Problem requirements »
Everything from the first line of the data below through the line that contains "(ingester) at (152,543)" should be written out exactly, please, and nothing more; the pictures stay out.

Data extract »
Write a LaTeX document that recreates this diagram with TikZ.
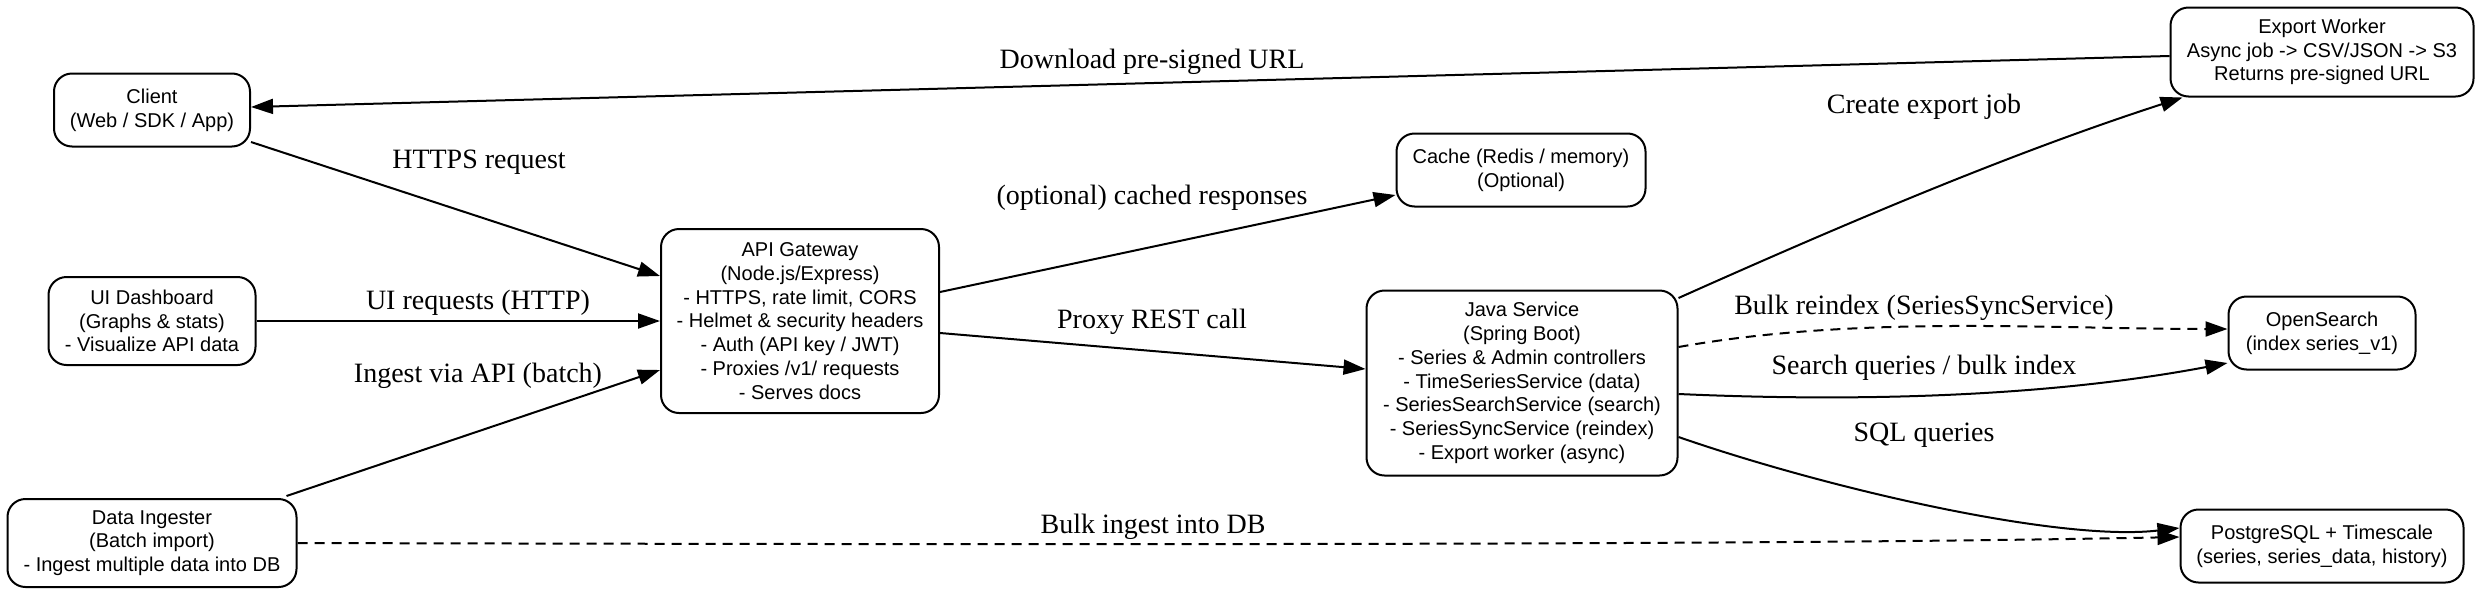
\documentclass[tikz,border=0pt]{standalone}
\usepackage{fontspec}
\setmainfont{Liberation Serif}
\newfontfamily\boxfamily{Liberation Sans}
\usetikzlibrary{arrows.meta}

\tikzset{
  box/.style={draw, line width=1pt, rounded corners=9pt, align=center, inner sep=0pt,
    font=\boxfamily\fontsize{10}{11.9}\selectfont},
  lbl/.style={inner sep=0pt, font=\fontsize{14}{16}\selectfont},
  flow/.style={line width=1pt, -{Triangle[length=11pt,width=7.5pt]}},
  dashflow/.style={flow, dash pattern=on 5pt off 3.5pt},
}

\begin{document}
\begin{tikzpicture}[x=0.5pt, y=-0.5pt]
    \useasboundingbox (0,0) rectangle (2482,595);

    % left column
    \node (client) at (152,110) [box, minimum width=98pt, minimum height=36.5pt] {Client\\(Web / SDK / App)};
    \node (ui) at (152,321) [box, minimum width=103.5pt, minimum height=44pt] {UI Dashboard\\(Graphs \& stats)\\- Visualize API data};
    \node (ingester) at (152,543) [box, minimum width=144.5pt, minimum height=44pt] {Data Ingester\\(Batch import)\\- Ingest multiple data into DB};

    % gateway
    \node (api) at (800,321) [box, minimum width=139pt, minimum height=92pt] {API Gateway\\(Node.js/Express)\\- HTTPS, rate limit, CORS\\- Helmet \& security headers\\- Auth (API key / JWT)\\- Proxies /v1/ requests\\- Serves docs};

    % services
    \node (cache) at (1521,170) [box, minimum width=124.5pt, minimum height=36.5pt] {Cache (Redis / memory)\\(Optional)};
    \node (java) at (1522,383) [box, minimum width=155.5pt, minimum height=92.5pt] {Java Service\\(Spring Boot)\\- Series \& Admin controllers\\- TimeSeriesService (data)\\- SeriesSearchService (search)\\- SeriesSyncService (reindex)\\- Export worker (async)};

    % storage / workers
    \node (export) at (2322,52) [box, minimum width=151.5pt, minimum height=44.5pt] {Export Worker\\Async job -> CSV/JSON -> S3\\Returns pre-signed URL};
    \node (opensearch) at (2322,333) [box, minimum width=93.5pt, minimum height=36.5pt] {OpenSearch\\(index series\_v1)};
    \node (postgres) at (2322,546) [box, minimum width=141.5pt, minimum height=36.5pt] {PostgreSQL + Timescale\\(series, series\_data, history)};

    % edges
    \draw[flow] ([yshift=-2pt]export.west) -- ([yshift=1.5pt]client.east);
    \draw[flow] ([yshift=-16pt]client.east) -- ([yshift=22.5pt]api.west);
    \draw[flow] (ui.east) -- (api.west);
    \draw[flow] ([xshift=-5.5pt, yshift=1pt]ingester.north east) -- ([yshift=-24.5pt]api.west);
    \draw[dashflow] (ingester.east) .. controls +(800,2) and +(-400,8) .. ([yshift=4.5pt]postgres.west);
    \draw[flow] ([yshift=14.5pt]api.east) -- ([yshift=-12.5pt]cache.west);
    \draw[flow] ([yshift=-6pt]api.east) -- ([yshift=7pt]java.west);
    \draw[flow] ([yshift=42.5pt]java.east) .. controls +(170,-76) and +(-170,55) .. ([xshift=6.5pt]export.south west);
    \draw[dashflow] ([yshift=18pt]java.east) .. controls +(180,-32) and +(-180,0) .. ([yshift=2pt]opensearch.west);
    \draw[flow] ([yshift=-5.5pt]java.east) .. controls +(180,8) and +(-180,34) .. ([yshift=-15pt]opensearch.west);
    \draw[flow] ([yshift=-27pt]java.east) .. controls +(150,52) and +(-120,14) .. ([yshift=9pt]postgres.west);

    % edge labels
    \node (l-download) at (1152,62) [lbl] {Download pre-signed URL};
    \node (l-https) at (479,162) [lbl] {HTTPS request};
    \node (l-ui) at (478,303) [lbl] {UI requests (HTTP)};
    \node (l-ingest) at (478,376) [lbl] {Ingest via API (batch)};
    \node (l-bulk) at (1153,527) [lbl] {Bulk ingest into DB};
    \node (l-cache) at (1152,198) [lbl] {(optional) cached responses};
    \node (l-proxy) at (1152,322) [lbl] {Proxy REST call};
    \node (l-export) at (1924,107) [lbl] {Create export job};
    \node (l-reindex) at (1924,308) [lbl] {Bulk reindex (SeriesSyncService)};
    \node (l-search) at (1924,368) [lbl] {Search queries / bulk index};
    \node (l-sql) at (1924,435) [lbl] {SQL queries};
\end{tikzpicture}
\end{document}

Written reply »
Write a LaTeX document that recreates this diagram with TikZ.
\documentclass[tikz,border=0pt]{standalone}
\usepackage{fontspec}
\setmainfont{Liberation Serif}
\newfontfamily\boxfamily{Liberation Sans}
\usetikzlibrary{arrows.meta}

\tikzset{
  box/.style={draw, line width=1pt, rounded corners=9pt, align=center, inner sep=0pt,
    font=\boxfamily\fontsize{10}{11.9}\selectfont},
  lbl/.style={inner sep=0pt, font=\fontsize{14}{16}\selectfont},
  flow/.style={line width=1pt, -{Triangle[length=11pt,width=7.5pt]}},
  dashflow/.style={flow, dash pattern=on 5pt off 3.5pt},
}

\begin{document}
\begin{tikzpicture}[x=0.5pt, y=-0.5pt]
    \useasboundingbox (0,0) rectangle (2482,595);

    % left column
    \node (client) at (152,110) [box, minimum width=98pt, minimum height=36.5pt] {Client\\(Web / SDK / App)};
    \node (ui) at (152,321) [box, minimum width=103.5pt, minimum height=44pt] {UI Dashboard\\(Graphs \& stats)\\- Visualize API data};
    \node (ingester) at (152,543) [box, minimum width=144.5pt, minimum height=44pt] {Data Ingester\\(Batch import)\\- Ingest multiple data into DB};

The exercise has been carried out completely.